● **Goal**
Open with the line that has "Convert this chart to matplotlib code."; close with the line that has "ax.add_patch(Circle((cx + 1, cy". Retype those lines exactly, images excluded.
————————
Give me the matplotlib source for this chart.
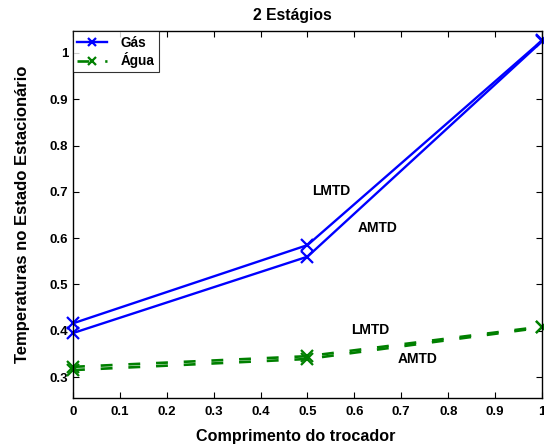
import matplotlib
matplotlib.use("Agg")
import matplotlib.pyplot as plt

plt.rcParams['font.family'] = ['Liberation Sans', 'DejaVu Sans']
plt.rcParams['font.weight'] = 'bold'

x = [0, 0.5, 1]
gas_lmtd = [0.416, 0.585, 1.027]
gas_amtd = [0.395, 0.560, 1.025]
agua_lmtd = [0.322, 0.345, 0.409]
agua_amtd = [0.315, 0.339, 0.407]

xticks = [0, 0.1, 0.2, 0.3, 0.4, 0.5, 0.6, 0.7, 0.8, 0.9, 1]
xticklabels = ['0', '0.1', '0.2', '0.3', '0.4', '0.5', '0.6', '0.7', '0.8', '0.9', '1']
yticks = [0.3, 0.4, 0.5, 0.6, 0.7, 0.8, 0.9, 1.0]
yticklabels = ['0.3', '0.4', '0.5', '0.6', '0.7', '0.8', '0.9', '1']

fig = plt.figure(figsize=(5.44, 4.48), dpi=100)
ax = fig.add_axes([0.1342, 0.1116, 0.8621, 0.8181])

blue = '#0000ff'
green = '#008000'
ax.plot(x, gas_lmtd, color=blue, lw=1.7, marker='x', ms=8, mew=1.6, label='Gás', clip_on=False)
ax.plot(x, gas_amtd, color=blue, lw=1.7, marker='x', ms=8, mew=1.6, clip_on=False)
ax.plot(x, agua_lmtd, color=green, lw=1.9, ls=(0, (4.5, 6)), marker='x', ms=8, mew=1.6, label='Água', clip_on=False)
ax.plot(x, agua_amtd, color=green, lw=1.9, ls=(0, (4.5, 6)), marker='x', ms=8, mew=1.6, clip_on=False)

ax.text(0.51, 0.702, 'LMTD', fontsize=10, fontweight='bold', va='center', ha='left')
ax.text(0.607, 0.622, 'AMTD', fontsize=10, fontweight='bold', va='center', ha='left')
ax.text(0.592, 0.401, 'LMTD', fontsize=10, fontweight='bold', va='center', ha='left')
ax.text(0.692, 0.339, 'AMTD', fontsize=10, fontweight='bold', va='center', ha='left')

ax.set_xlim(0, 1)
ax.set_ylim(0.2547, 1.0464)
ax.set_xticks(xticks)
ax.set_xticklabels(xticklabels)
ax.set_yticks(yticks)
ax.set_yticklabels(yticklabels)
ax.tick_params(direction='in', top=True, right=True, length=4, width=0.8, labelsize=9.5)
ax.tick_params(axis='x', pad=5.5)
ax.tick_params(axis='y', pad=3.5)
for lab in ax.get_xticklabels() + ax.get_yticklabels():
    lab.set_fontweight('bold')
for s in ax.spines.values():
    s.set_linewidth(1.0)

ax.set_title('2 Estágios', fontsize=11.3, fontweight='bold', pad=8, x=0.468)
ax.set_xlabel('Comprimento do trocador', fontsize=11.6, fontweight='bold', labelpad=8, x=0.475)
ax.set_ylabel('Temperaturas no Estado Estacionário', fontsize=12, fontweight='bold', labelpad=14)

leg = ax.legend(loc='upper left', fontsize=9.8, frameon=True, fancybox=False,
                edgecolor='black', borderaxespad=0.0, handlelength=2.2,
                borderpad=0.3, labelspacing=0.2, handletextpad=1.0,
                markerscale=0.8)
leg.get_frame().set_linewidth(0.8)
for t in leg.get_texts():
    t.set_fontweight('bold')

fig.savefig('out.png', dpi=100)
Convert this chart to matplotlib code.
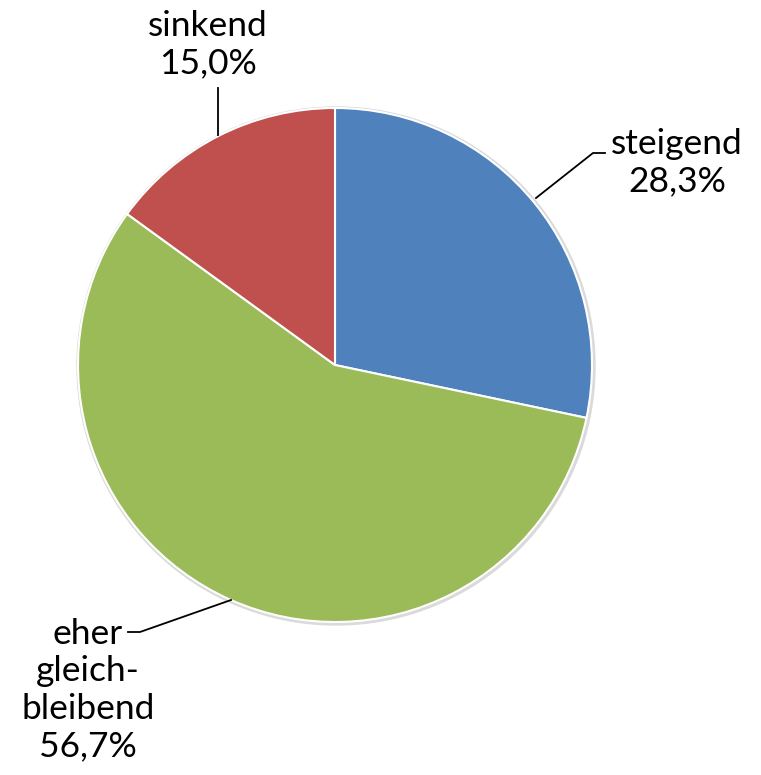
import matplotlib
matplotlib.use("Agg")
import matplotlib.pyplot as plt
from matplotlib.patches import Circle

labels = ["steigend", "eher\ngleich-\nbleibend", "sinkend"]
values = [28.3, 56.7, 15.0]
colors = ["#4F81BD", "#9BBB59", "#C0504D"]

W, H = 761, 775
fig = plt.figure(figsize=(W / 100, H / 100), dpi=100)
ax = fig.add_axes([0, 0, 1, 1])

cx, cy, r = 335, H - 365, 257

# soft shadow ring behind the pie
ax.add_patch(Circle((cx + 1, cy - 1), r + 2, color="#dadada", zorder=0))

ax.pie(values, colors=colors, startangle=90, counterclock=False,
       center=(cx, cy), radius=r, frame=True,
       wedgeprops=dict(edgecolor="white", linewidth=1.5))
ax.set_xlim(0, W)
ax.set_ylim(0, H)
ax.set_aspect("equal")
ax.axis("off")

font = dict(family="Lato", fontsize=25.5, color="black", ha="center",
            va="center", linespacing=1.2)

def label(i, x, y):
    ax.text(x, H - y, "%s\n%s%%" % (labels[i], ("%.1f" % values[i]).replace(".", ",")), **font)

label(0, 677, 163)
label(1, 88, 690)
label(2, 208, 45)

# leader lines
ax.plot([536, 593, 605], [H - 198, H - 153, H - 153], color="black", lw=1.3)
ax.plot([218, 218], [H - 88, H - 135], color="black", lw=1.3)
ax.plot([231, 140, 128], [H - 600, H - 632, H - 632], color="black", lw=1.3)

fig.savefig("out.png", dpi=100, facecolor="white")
————————
● **The answer**
Convert this chart to matplotlib code.
import matplotlib
matplotlib.use("Agg")
import matplotlib.pyplot as plt
from matplotlib.patches import Circle

labels = ["steigend", "eher\ngleich-\nbleibend", "sinkend"]
values = [28.3, 56.7, 15.0]
colors = ["#4F81BD", "#9BBB59", "#C0504D"]

W, H = 761, 775
fig = plt.figure(figsize=(W / 100, H / 100), dpi=100)
ax = fig.add_axes([0, 0, 1, 1])

cx, cy, r = 335, H - 365, 257

# soft shadow ring behind the pie
ax.add_patch(Circle((cx + 1, cy - 1), r + 2, color="#dadada", zorder=0))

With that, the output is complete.